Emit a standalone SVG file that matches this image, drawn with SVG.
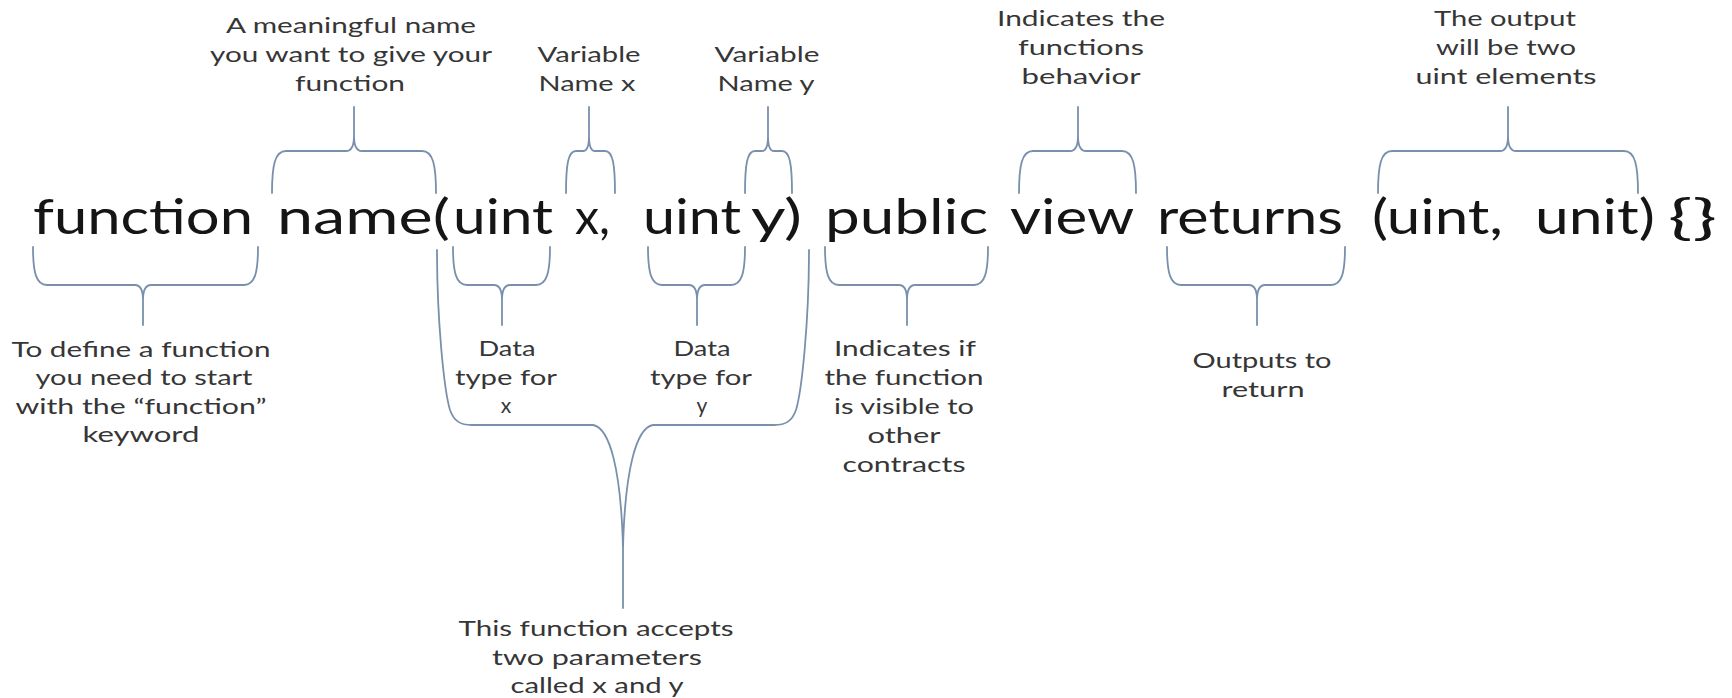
<svg xmlns="http://www.w3.org/2000/svg" width="1732" height="698" viewBox="0 0 1732 698">
<style>
.code{font-family:Lato,"Open Sans","Liberation Sans",sans-serif;font-size:48px;fill:#151515}
.lbl{font-family:Lato,"Open Sans","Liberation Sans",sans-serif;font-size:21px;fill:#363636;text-anchor:middle}
.br{fill:none;stroke:#7890ad;stroke-width:1.8;stroke-linecap:round;stroke-linejoin:round}
</style>
<rect width="1732" height="698" fill="#ffffff"/>
<g id="code">
<text class="code" y="234" lengthAdjust="spacingAndGlyphs">
<tspan x="33" textLength="220" lengthAdjust="spacingAndGlyphs">function</tspan>
<tspan x="277" textLength="173" lengthAdjust="spacingAndGlyphs">name(</tspan>
<tspan x="453" textLength="100" lengthAdjust="spacingAndGlyphs">uint</tspan>
<tspan x="575" textLength="35" lengthAdjust="spacingAndGlyphs">x,</tspan>
<tspan x="643" textLength="98" lengthAdjust="spacingAndGlyphs">uint</tspan>
<tspan x="751" textLength="51" lengthAdjust="spacingAndGlyphs">y)</tspan>
<tspan x="825" textLength="163" lengthAdjust="spacingAndGlyphs">public</tspan>
<tspan x="1010" textLength="123" lengthAdjust="spacingAndGlyphs">view</tspan>
<tspan x="1157" textLength="186" lengthAdjust="spacingAndGlyphs">returns</tspan>
<tspan x="1372" textLength="131" lengthAdjust="spacingAndGlyphs">(uint,</tspan>
<tspan x="1535" textLength="120" lengthAdjust="spacingAndGlyphs">unit)</tspan>
<tspan x="1668" textLength="49" lengthAdjust="spacingAndGlyphs">{}</tspan>
</text>
</g>
<g id="connectors">
<path class="br" d="M272,193 C272,165 275,151 286,151 L346,151 C351,151 354,146 354,136 L354,107 M436,193 C436,165 433,151 422,151 L362,151 C357,151 354,146 354,136"/>
<path class="br" d="M566,193 C566,165 568,151 576,151 L583,151 C587,151 589,146 589,136 L589,107 M615,193 C615,165 613,151 605,151 L595,151 C591,151 589,146 589,136"/>
<path class="br" d="M745,193 C745,165 747,151 755,151 L762,151 C766,151 768,146 768,136 L768,107 M792,193 C792,165 790,151 782,151 L774,151 C770,151 768,146 768,136"/>
<path class="br" d="M1019,193 C1019,165 1022,151 1033,151 L1070,151 C1075,151 1078,146 1078,136 L1078,107 M1136,193 C1136,165 1133,151 1122,151 L1086,151 C1081,151 1078,146 1078,136"/>
<path class="br" d="M1378,193 C1378,165 1381,151 1392,151 L1500,151 C1505,151 1508,146 1508,136 L1508,107 M1638,193 C1638,165 1635,151 1624,151 L1516,151 C1511,151 1508,146 1508,136"/>
<path class="br" d="M33,247 C33,272 36,285 47,285 L135,285 C140,285 143,290 143,300 L143,325 M258,247 C258,272 255,285 244,285 L151,285 C146,285 143,290 143,300"/>
<path class="br" d="M453,247 C453,272 456,285 467,285 L494,285 C499,285 502,290 502,300 L502,325 M550,247 C550,272 547,285 536,285 L510,285 C505,285 502,290 502,300"/>
<path class="br" d="M648,247 C648,272 651,285 662,285 L689,285 C694,285 697,290 697,300 L697,325 M745,247 C745,272 742,285 731,285 L705,285 C700,285 697,290 697,300"/>
<path class="br" d="M825,247 C825,272 828,285 839,285 L899,285 C904,285 907,290 907,300 L907,325 M988,247 C988,272 985,285 974,285 L915,285 C910,285 907,290 907,300"/>
<path class="br" d="M1167,247 C1167,272 1170,285 1181,285 L1249,285 C1254,285 1257,290 1257,300 L1257,325 M1345,247 C1345,272 1342,285 1331,285 L1265,285 C1260,285 1257,290 1257,300"/>
<path class="br" d="M437,250 C437,320 444,390 450,410 C454,421 460,425 472,425 L593,425 C610,428 621,470 623,548 L623,608 M809,250 C809,320 802,390 796,410 C792,421 786,425 774,425 L653,425 C636,428 625,470 623,548"/>
</g>
<g id="label-name">
<text class="lbl" x="351" y="33" textLength="250" lengthAdjust="spacingAndGlyphs">A meaningful name</text>
<text class="lbl" x="351" y="62" textLength="282" lengthAdjust="spacingAndGlyphs">you want to give your</text>
<text class="lbl" x="350" y="91" textLength="110" lengthAdjust="spacingAndGlyphs">function</text>
</g>
<g id="label-varx">
<text class="lbl" x="589" y="62" textLength="103" lengthAdjust="spacingAndGlyphs">Variable</text>
<text class="lbl" x="587" y="91" textLength="97" lengthAdjust="spacingAndGlyphs">Name x</text>
</g>
<g id="label-vary">
<text class="lbl" x="767" y="62" textLength="105" lengthAdjust="spacingAndGlyphs">Variable</text>
<text class="lbl" x="766" y="91" textLength="97" lengthAdjust="spacingAndGlyphs">Name y</text>
</g>
<g id="label-view">
<text class="lbl" x="1081" y="26" textLength="168" lengthAdjust="spacingAndGlyphs">Indicates the</text>
<text class="lbl" x="1081" y="55" textLength="126" lengthAdjust="spacingAndGlyphs">functions</text>
<text class="lbl" x="1081" y="84" textLength="119" lengthAdjust="spacingAndGlyphs">behavior</text>
</g>
<g id="label-output">
<text class="lbl" x="1505" y="26" textLength="142" lengthAdjust="spacingAndGlyphs">The output</text>
<text class="lbl" x="1506" y="55" textLength="140" lengthAdjust="spacingAndGlyphs">will be two</text>
<text class="lbl" x="1506" y="84" textLength="181" lengthAdjust="spacingAndGlyphs">uint elements</text>
</g>
<g id="label-function">
<text class="lbl" x="141" y="357" textLength="259" lengthAdjust="spacingAndGlyphs">To define a function</text>
<text class="lbl" x="144" y="385" textLength="217" lengthAdjust="spacingAndGlyphs">you need to start</text>
<text class="lbl" x="141" y="414" textLength="251" lengthAdjust="spacingAndGlyphs">with the “function”</text>
<text class="lbl" x="141" y="442" textLength="117" lengthAdjust="spacingAndGlyphs">keyword</text>
</g>
<g id="label-typex">
<text class="lbl" x="507" y="356" textLength="57" lengthAdjust="spacingAndGlyphs">Data</text>
<text class="lbl" x="506" y="385" textLength="102" lengthAdjust="spacingAndGlyphs">type for</text>
<text class="lbl" x="506" y="413">x</text>
</g>
<g id="label-typey">
<text class="lbl" x="702" y="356" textLength="57" lengthAdjust="spacingAndGlyphs">Data</text>
<text class="lbl" x="701" y="385" textLength="102" lengthAdjust="spacingAndGlyphs">type for</text>
<text class="lbl" x="702" y="413">y</text>
</g>
<g id="label-public">
<text class="lbl" x="905" y="356" textLength="142" lengthAdjust="spacingAndGlyphs">Indicates if</text>
<text class="lbl" x="904" y="385" textLength="159" lengthAdjust="spacingAndGlyphs">the function</text>
<text class="lbl" x="904" y="414" textLength="140" lengthAdjust="spacingAndGlyphs">is visible to</text>
<text class="lbl" x="904" y="443" textLength="73" lengthAdjust="spacingAndGlyphs">other</text>
<text class="lbl" x="904" y="472" textLength="123" lengthAdjust="spacingAndGlyphs">contracts</text>
</g>
<g id="label-returns">
<text class="lbl" x="1262" y="368" textLength="139" lengthAdjust="spacingAndGlyphs">Outputs to</text>
<text class="lbl" x="1263" y="397" textLength="83" lengthAdjust="spacingAndGlyphs">return</text>
</g>
<g id="label-params">
<text class="lbl" x="596" y="636" textLength="275" lengthAdjust="spacingAndGlyphs">This function accepts</text>
<text class="lbl" x="597" y="665" textLength="210" lengthAdjust="spacingAndGlyphs">two parameters</text>
<text class="lbl" x="597" y="693" textLength="173" lengthAdjust="spacingAndGlyphs">called x and y</text>
</g>
</svg>
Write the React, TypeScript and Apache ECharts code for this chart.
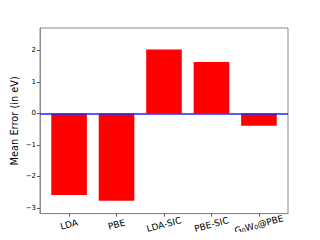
import React, { useEffect, useRef } from "react";
import * as echarts from "echarts";

const categories = ["LDA", "PBE", "LDA-SIC", "PBE-SIC", "G_0W_0@PBE"];
const meanErrors = [-2.59, -2.77, 2.03, 1.63, -0.39];
const yTicks = [-3, -2, -1, 0, 1, 2];
const xTicks = [0, 1, 2, 3, 4];

const ROT = 15;
const X_FONT = 9;

// turn "G_0W_0@PBE" into rich text with subscripts
function toRich(label: string): string {
  const parts = label.split(/(_\d)/).filter((p) => p.length > 0);
  if (parts.length === 1) return label;
  return parts
    .map((p) => (p.startsWith("_") ? "{s|" + p.slice(1) + "}" : "{n|" + p + "}"))
    .join("");
}

export default function App() {
  const ref = useRef<HTMLDivElement>(null);
  useEffect(() => {
    if (!ref.current) return;
    const chart = echarts.init(ref.current, null, { renderer: "svg" });
    chart.setOption({
      animation: false,
      grid: {
        left: 40,
        top: 28,
        width: 248,
        height: 185.6,
        show: true,
        borderColor: "#8a8a8a",
        borderWidth: 1,
        containLabel: false,
        outerBoundsMode: "none",
      },
      xAxis: {
        type: "value",
        min: -0.6125,
        max: 4.6125,
        splitLine: { show: false },
        axisLine: { show: true, onZero: false, lineStyle: { color: "#8a8a8a", width: 1 } },
        axisTick: { show: true, customValues: xTicks, length: 3, lineStyle: { color: "#555" } },
        axisLabel: {
          customValues: xTicks,
          rotate: ROT,
          align: "center",
          verticalAlign: "middle",
          margin: 11,
          hideOverlap: false,
          fontSize: X_FONT,
          fontFamily: "DejaVu Sans",
          color: "#000",
          formatter: (v: number) => toRich(categories[Math.round(v)]),
          rich: {
            n: { fontSize: X_FONT, fontFamily: "DejaVu Sans", color: "#000" },
            s: { fontSize: 6.3, fontFamily: "DejaVu Sans", color: "#000", verticalAlign: "bottom" },
          },
        },
      },
      yAxis: {
        type: "value",
        min: -3.18,
        max: 2.71,
        name: "Mean Error (in eV)",
        nameLocation: "middle",
        nameGap: 21,
        nameMoveOverlap: false,
        nameTextStyle: { fontSize: 9.8, fontFamily: "DejaVu Sans", color: "#000" },
        splitLine: { show: false },
        axisLine: { show: true, onZero: false, lineStyle: { color: "#8a8a8a", width: 1 } },
        axisTick: { show: true, customValues: yTicks, length: 3, lineStyle: { color: "#555" } },
        axisLabel: {
          customValues: yTicks,
          fontSize: 7,
          fontFamily: "DejaVu Sans",
          color: "#000",
          margin: 4,
          formatter: (v: number) => (v < 0 ? "\u2212" + Math.abs(v) : String(v)),
        },
      },
      series: [
        {
          type: "bar",
          data: meanErrors.map((v, i) => [xTicks[i], v]),
          barWidth: 35.6,
          itemStyle: { color: "#ff0000" },
          markLine: {
            silent: true,
            symbol: "none",
            label: { show: false },
            lineStyle: { color: "#2222ff", type: "solid", width: 1.5 },
            data: [{ yAxis: 0 }],
          },
        },
      ],
    });
    return () => chart.dispose();
  }, []);
  return <div ref={ref} style={{ width: 320, height: 240, margin: -8 }} />;
}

## [Problem]
Read the entries and show each line that mentions "React".

## [The output]
Write the React, TypeScript and Apache ECharts code for this chart.
import React, { useEffect, useRef } from "react";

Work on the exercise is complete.